══ ROWS ══
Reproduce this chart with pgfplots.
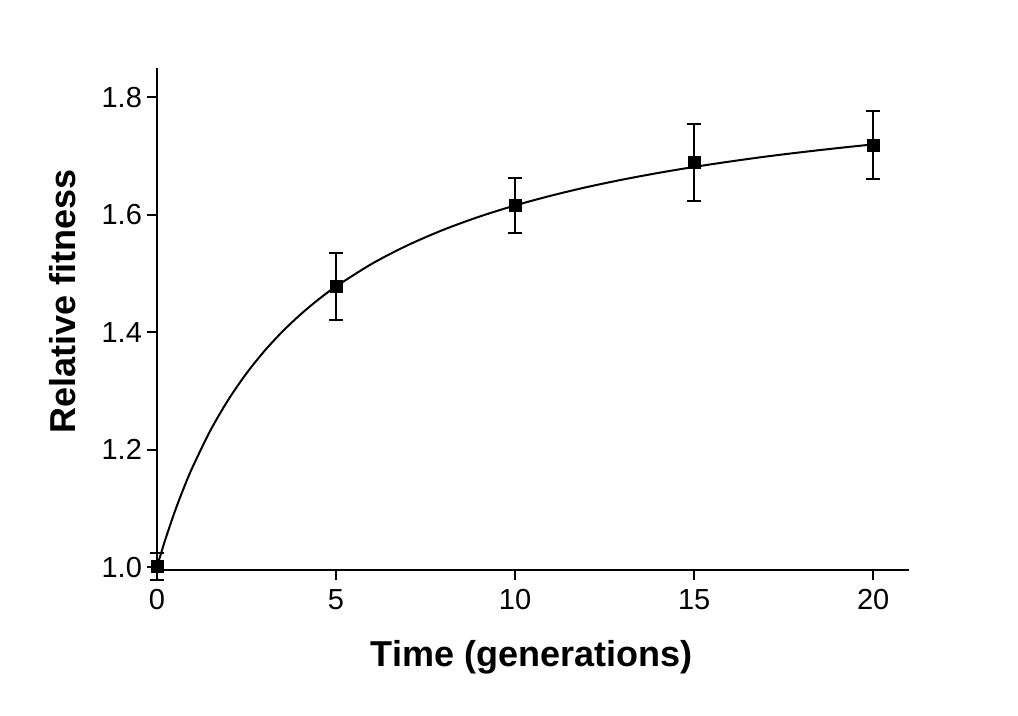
\documentclass[border=0pt]{standalone}
\usepackage{pgfplots}
\pgfplotsset{compat=1.18}
\usepackage{fontspec}
\setmainfont{Liberation Sans}
\begin{document}
\begin{tikzpicture}
\path[use as bounding box] (-78.5pt,-73pt) rectangle (430.5pt,285pt);
\begin{axis}[
  at={(0,0)}, anchor=south west,
  scale only axis, width=376pt, height=251pt,
  xmin=0, xmax=21, ymin=0.995, ymax=1.85,
  axis lines=left, axis line style={-, line width=1pt},
  xtick={0,5,10,15,20}, ytick={1.0,1.2,1.4,1.6,1.8},
  yticklabel style={xshift=1pt, /pgf/number format/.cd, fixed, fixed zerofill, precision=1},
  xticklabel style={yshift=-1pt},
  /pgf/number format/assume math mode=true,
  tick align=outside, major tick length=5pt,
  tick style={line width=1pt, black},
  tick label style={font=\fontsize{14.5}{16}\selectfont},
  xlabel={Time (generations)}, ylabel={Relative fitness},
  label style={font=\fontsize{18}{21}\selectfont\bfseries},
  xlabel style={at={(axis description cs:0.498,0)}, anchor=base, yshift=-48.5pt},
  ylabel style={at={(axis description cs:-0.109,0.534)}, anchor=base, rotate=0},
  clip=false,
]
\addplot[black, line width=1pt, smooth, no marks] coordinates {
(0,1.0000) (0.1,1.0208) (0.25,1.0502) (0.5,1.0950) (0.75,1.1350) (1,1.1711)
(1.5,1.2336) (2,1.2858) (2.5,1.3300) (3,1.3680) (3.5,1.4009) (4,1.4298)
(4.5,1.4553) (5,1.4779) (6,1.5165) (7,1.5481) (8,1.5745) (9,1.5968)
(10,1.6159) (11,1.6325) (12,1.6471) (13,1.6599) (14,1.6713) (15,1.6815)
(16,1.6907) (17,1.6991) (18,1.7066) (19,1.7135) (20,1.7199)
};
\addplot[black, only marks, mark=square*, mark size=3pt,
  error bars/.cd, y dir=both, y explicit,
  error bar style={line width=1pt, black},
  error mark options={rotate=90, mark size=3.5pt, line width=1pt, black}]
  coordinates {
  (0,1.0005) +- (0,0.023)
  (5,1.478) +- (0,0.057)
  (10,1.616) +- (0,0.047)
  (15,1.689) +- (0,0.066)
  (20,1.719) +- (0,0.058)
};
\end{axis}
\end{tikzpicture}
\end{document}
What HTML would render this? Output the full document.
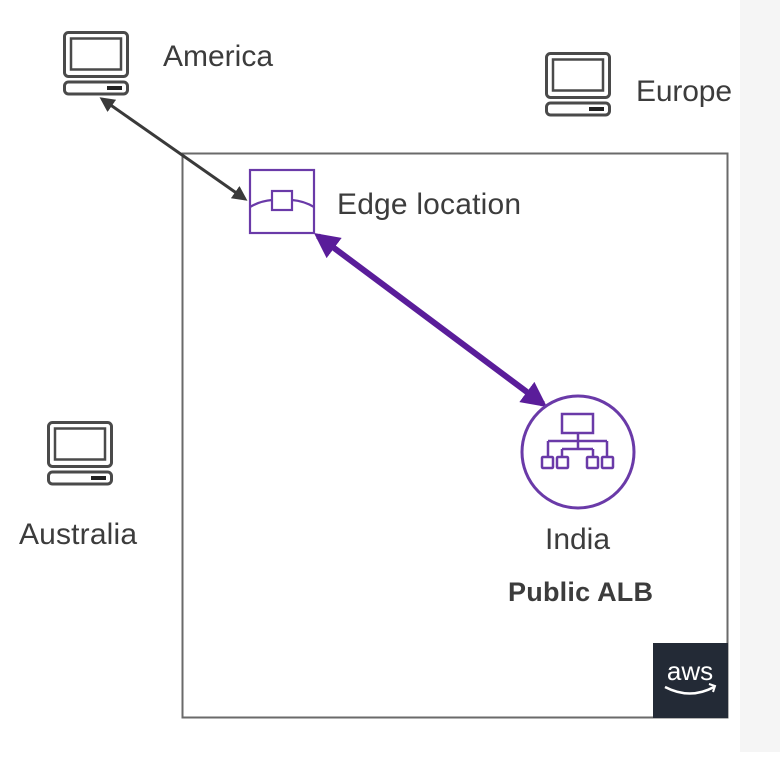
<!DOCTYPE html>
<html><head><meta charset="utf-8"><style>
body{margin:0;width:780px;height:752px;overflow:hidden;background:#fff;font-family:"Liberation Sans",sans-serif}
</style></head><body>
<svg width="780" height="752" viewBox="0 0 780 752" xmlns="http://www.w3.org/2000/svg">
<defs>
<g id="pc" fill="none" stroke="#4a4a4a">
<rect x="1.5" y="1.5" width="63" height="44" rx="4" stroke-width="3"/>
<rect x="8" y="7.5" width="50" height="31" stroke-width="2.5"/>
<rect x="1.5" y="51" width="63" height="12" rx="4" stroke-width="3"/>
<rect x="44" y="55" width="15" height="4" fill="#222" stroke="none"/>
</g>
<marker id="ab" viewBox="0 0 10 10" refX="8" refY="5" markerWidth="5" markerHeight="5" orient="auto-start-reverse"><path d="M0,0 L10,5 L0,10 z" fill="#3a3a3a"/></marker>
<marker id="ap" viewBox="0 0 10 10" refX="8" refY="5" markerWidth="4.2" markerHeight="4.2" orient="auto-start-reverse"><path d="M0,0 L10,5 L0,10 z" fill="#5a1d9a"/></marker>
</defs>
<rect x="740" y="0" width="40" height="752" fill="#f5f5f5"/>
<rect x="182.5" y="153.5" width="545" height="564" fill="#fff" stroke="#6a6a6a" stroke-width="2"/>
<rect x="653" y="643" width="75" height="75" fill="#232a36"/>
<text x="690" y="680" font-size="26" fill="#fff" text-anchor="middle">aws</text>
<path d="M665,687 Q690,700 714,687" fill="none" stroke="#fff" stroke-width="2.5"/>
<path d="M709,684 L715,686 L713,692" fill="none" stroke="#fff" stroke-width="2"/>
<use href="#pc" x="63" y="31"/>
<use href="#pc" x="545" y="52"/>
<use href="#pc" x="47" y="421"/>
<g fill="#3c3c3c" font-size="30">
<text x="163" y="66" textLength="110">America</text>
<text x="636" y="101" textLength="96">Europe</text>
<text x="19" y="544" textLength="118">Australia</text>
<text x="337" y="214" textLength="184">Edge location</text>
<text x="545" y="549" textLength="65">India</text>
<text x="508" y="601" font-size="27" font-weight="bold" textLength="145">Public ALB</text>
</g>
<line x1="102" y1="99" x2="245" y2="199" stroke="#3a3a3a" stroke-width="3" marker-start="url(#ab)" marker-end="url(#ab)"/>
<line x1="318" y1="236" x2="543" y2="404" stroke="#5a1d9a" stroke-width="6" marker-start="url(#ap)" marker-end="url(#ap)"/>
<g fill="none" stroke="#6a3aa8" stroke-width="2.2">
<rect x="250" y="170" width="64" height="63"/>
<rect x="272" y="191" width="20" height="19"/>
<path d="M250,207 Q260,201 272,200 M292,200 Q304,201 314,207"/>
<circle cx="578" cy="452" r="56" stroke-width="3"/>
<rect x="562" y="414" width="31" height="19" stroke-width="2.5"/>
<path d="M578,433 V441 M548,441 H607 M548,441 V457 M578,441 V449 M562,449 H593 M562,449 V457 M593,449 V457 M607,441 V457" stroke-width="2.5"/>
<rect x="542" y="457" width="11" height="11" rx="1" stroke-width="2.5"/><rect x="557" y="457" width="11" height="11" rx="1" stroke-width="2.5"/>
<rect x="587" y="457" width="11" height="11" rx="1" stroke-width="2.5"/><rect x="602" y="457" width="11" height="11" rx="1" stroke-width="2.5"/>
</g>
</svg>
</body></html>
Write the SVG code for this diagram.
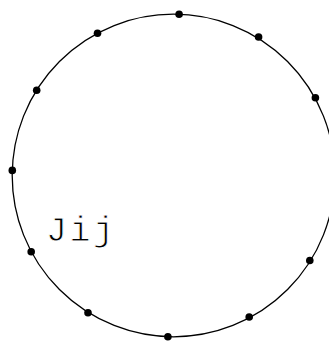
<svg xmlns="http://www.w3.org/2000/svg" width="329" height="342" viewBox="0 0 329 342">
<style>
.ring{fill:none;stroke:#000;stroke-width:1.3}
.dot{fill:#000}
.lbl{font-family:"Liberation Mono","Courier New",monospace;font-size:35px;letter-spacing:2.5px;fill:#000;stroke:#fff;stroke-width:0.9}
</style>
<rect width="329" height="342" fill="#fff"/>
<g id="connectors">
<circle class="ring" cx="173.5" cy="175.5" r="161.3"/>
</g>
<g id="nodes">
<circle id="n0" class="dot" cx="179.1" cy="14.3" r="3.8"/>
<circle id="n1" class="dot" cx="258.6" cy="37.0" r="3.8"/>
<circle id="n2" class="dot" cx="315.4" cy="97.7" r="3.8"/>
<circle id="n3" class="dot" cx="334.7" cy="181.1" r="3.8"/>
<circle id="n4" class="dot" cx="309.8" cy="260.5" r="3.8"/>
<circle id="n5" class="dot" cx="249.2" cy="317.0" r="3.8"/>
<circle id="n6" class="dot" cx="167.9" cy="336.7" r="3.8"/>
<circle id="n7" class="dot" cx="88.0" cy="312.7" r="3.8"/>
<circle id="n8" class="dot" cx="31.2" cy="251.8" r="3.8"/>
<circle id="n9" class="dot" cx="12.3" cy="170.4" r="3.8"/>
<circle id="n10" class="dot" cx="36.7" cy="90.3" r="3.8"/>
<circle id="n11" class="dot" cx="97.5" cy="33.3" r="3.8"/>
</g>
<text id="label" class="lbl" x="46" y="241">Jij</text>
</svg>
═══
Each record above should be copied character for character, with pictures dropped.

Reproduce this chart with pgfplots.
\documentclass[border=0pt]{standalone}
\usepackage{pgfplots}
\pgfplotsset{compat=1.18}
\usepackage{fontspec}
\setmainfont{Liberation Sans}
\begin{document}
\begin{tikzpicture}
\path[use as bounding box] (-78.5pt,-73pt) rectangle (430.5pt,285pt);
\begin{axis}[
  at={(0,0)}, anchor=south west,
  scale only axis, width=376pt, height=251pt,
  xmin=0, xmax=21, ymin=0.995, ymax=1.85,
  axis lines=left, axis line style={-, line width=1pt},
  xtick={0,5,10,15,20}, ytick={1.0,1.2,1.4,1.6,1.8},
  yticklabel style={xshift=1pt, /pgf/number format/.cd, fixed, fixed zerofill, precision=1},
  xticklabel style={yshift=-1pt},
  /pgf/number format/assume math mode=true,
  tick align=outside, major tick length=5pt,
  tick style={line width=1pt, black},
  tick label style={font=\fontsize{14.5}{16}\selectfont},
  xlabel={Time (generations)}, ylabel={Relative fitness},
  label style={font=\fontsize{18}{21}\selectfont\bfseries},
  xlabel style={at={(axis description cs:0.498,0)}, anchor=base, yshift=-48.5pt},
  ylabel style={at={(axis description cs:-0.109,0.534)}, anchor=base, rotate=0},
  clip=false,
]
\addplot[black, line width=1pt, smooth, no marks] coordinates {
(0,1.0000) (0.1,1.0208) (0.25,1.0502) (0.5,1.0950) (0.75,1.1350) (1,1.1711)
(1.5,1.2336) (2,1.2858) (2.5,1.3300) (3,1.3680) (3.5,1.4009) (4,1.4298)
(4.5,1.4553) (5,1.4779) (6,1.5165) (7,1.5481) (8,1.5745) (9,1.5968)
(10,1.6159) (11,1.6325) (12,1.6471) (13,1.6599) (14,1.6713) (15,1.6815)
(16,1.6907) (17,1.6991) (18,1.7066) (19,1.7135) (20,1.7199)
};
\addplot[black, only marks, mark=square*, mark size=3pt,
  error bars/.cd, y dir=both, y explicit,
  error bar style={line width=1pt, black},
  error mark options={rotate=90, mark size=3.5pt, line width=1pt, black}]
  coordinates {
  (0,1.0005) +- (0,0.023)
  (5,1.478) +- (0,0.057)
  (10,1.616) +- (0,0.047)
  (15,1.689) +- (0,0.066)
  (20,1.719) +- (0,0.058)
};
\end{axis}
\end{tikzpicture}
\end{document}
What HTML would render this? Output the full document.
<!DOCTYPE html>
<html><head><meta charset="utf-8"><style>
body{margin:0;width:780px;height:752px;overflow:hidden;background:#fff;font-family:"Liberation Sans",sans-serif}
</style></head><body>
<svg width="780" height="752" viewBox="0 0 780 752" xmlns="http://www.w3.org/2000/svg">
<defs>
<g id="pc" fill="none" stroke="#4a4a4a">
<rect x="1.5" y="1.5" width="63" height="44" rx="4" stroke-width="3"/>
<rect x="8" y="7.5" width="50" height="31" stroke-width="2.5"/>
<rect x="1.5" y="51" width="63" height="12" rx="4" stroke-width="3"/>
<rect x="44" y="55" width="15" height="4" fill="#222" stroke="none"/>
</g>
<marker id="ab" viewBox="0 0 10 10" refX="8" refY="5" markerWidth="5" markerHeight="5" orient="auto-start-reverse"><path d="M0,0 L10,5 L0,10 z" fill="#3a3a3a"/></marker>
<marker id="ap" viewBox="0 0 10 10" refX="8" refY="5" markerWidth="4.2" markerHeight="4.2" orient="auto-start-reverse"><path d="M0,0 L10,5 L0,10 z" fill="#5a1d9a"/></marker>
</defs>
<rect x="740" y="0" width="40" height="752" fill="#f5f5f5"/>
<rect x="182.5" y="153.5" width="545" height="564" fill="#fff" stroke="#6a6a6a" stroke-width="2"/>
<rect x="653" y="643" width="75" height="75" fill="#232a36"/>
<text x="690" y="680" font-size="26" fill="#fff" text-anchor="middle">aws</text>
<path d="M665,687 Q690,700 714,687" fill="none" stroke="#fff" stroke-width="2.5"/>
<path d="M709,684 L715,686 L713,692" fill="none" stroke="#fff" stroke-width="2"/>
<use href="#pc" x="63" y="31"/>
<use href="#pc" x="545" y="52"/>
<use href="#pc" x="47" y="421"/>
<g fill="#3c3c3c" font-size="30">
<text x="163" y="66" textLength="110">America</text>
<text x="636" y="101" textLength="96">Europe</text>
<text x="19" y="544" textLength="118">Australia</text>
<text x="337" y="214" textLength="184">Edge location</text>
<text x="545" y="549" textLength="65">India</text>
<text x="508" y="601" font-size="27" font-weight="bold" textLength="145">Public ALB</text>
</g>
<line x1="102" y1="99" x2="245" y2="199" stroke="#3a3a3a" stroke-width="3" marker-start="url(#ab)" marker-end="url(#ab)"/>
<line x1="318" y1="236" x2="543" y2="404" stroke="#5a1d9a" stroke-width="6" marker-start="url(#ap)" marker-end="url(#ap)"/>
<g fill="none" stroke="#6a3aa8" stroke-width="2.2">
<rect x="250" y="170" width="64" height="63"/>
<rect x="272" y="191" width="20" height="19"/>
<path d="M250,207 Q260,201 272,200 M292,200 Q304,201 314,207"/>
<circle cx="578" cy="452" r="56" stroke-width="3"/>
<rect x="562" y="414" width="31" height="19" stroke-width="2.5"/>
<path d="M578,433 V441 M548,441 H607 M548,441 V457 M578,441 V449 M562,449 H593 M562,449 V457 M593,449 V457 M607,441 V457" stroke-width="2.5"/>
<rect x="542" y="457" width="11" height="11" rx="1" stroke-width="2.5"/><rect x="557" y="457" width="11" height="11" rx="1" stroke-width="2.5"/>
<rect x="587" y="457" width="11" height="11" rx="1" stroke-width="2.5"/><rect x="602" y="457" width="11" height="11" rx="1" stroke-width="2.5"/>
</g>
</svg>
</body></html>
Write the SVG code for this diagram.
<svg xmlns="http://www.w3.org/2000/svg" width="329" height="342" viewBox="0 0 329 342">
<style>
.ring{fill:none;stroke:#000;stroke-width:1.3}
.dot{fill:#000}
.lbl{font-family:"Liberation Mono","Courier New",monospace;font-size:35px;letter-spacing:2.5px;fill:#000;stroke:#fff;stroke-width:0.9}
</style>
<rect width="329" height="342" fill="#fff"/>
<g id="connectors">
<circle class="ring" cx="173.5" cy="175.5" r="161.3"/>
</g>
<g id="nodes">
<circle id="n0" class="dot" cx="179.1" cy="14.3" r="3.8"/>
<circle id="n1" class="dot" cx="258.6" cy="37.0" r="3.8"/>
<circle id="n2" class="dot" cx="315.4" cy="97.7" r="3.8"/>
<circle id="n3" class="dot" cx="334.7" cy="181.1" r="3.8"/>
<circle id="n4" class="dot" cx="309.8" cy="260.5" r="3.8"/>
<circle id="n5" class="dot" cx="249.2" cy="317.0" r="3.8"/>
<circle id="n6" class="dot" cx="167.9" cy="336.7" r="3.8"/>
<circle id="n7" class="dot" cx="88.0" cy="312.7" r="3.8"/>
<circle id="n8" class="dot" cx="31.2" cy="251.8" r="3.8"/>
<circle id="n9" class="dot" cx="12.3" cy="170.4" r="3.8"/>
<circle id="n10" class="dot" cx="36.7" cy="90.3" r="3.8"/>
<circle id="n11" class="dot" cx="97.5" cy="33.3" r="3.8"/>
</g>
<text id="label" class="lbl" x="46" y="241">Jij</text>
</svg>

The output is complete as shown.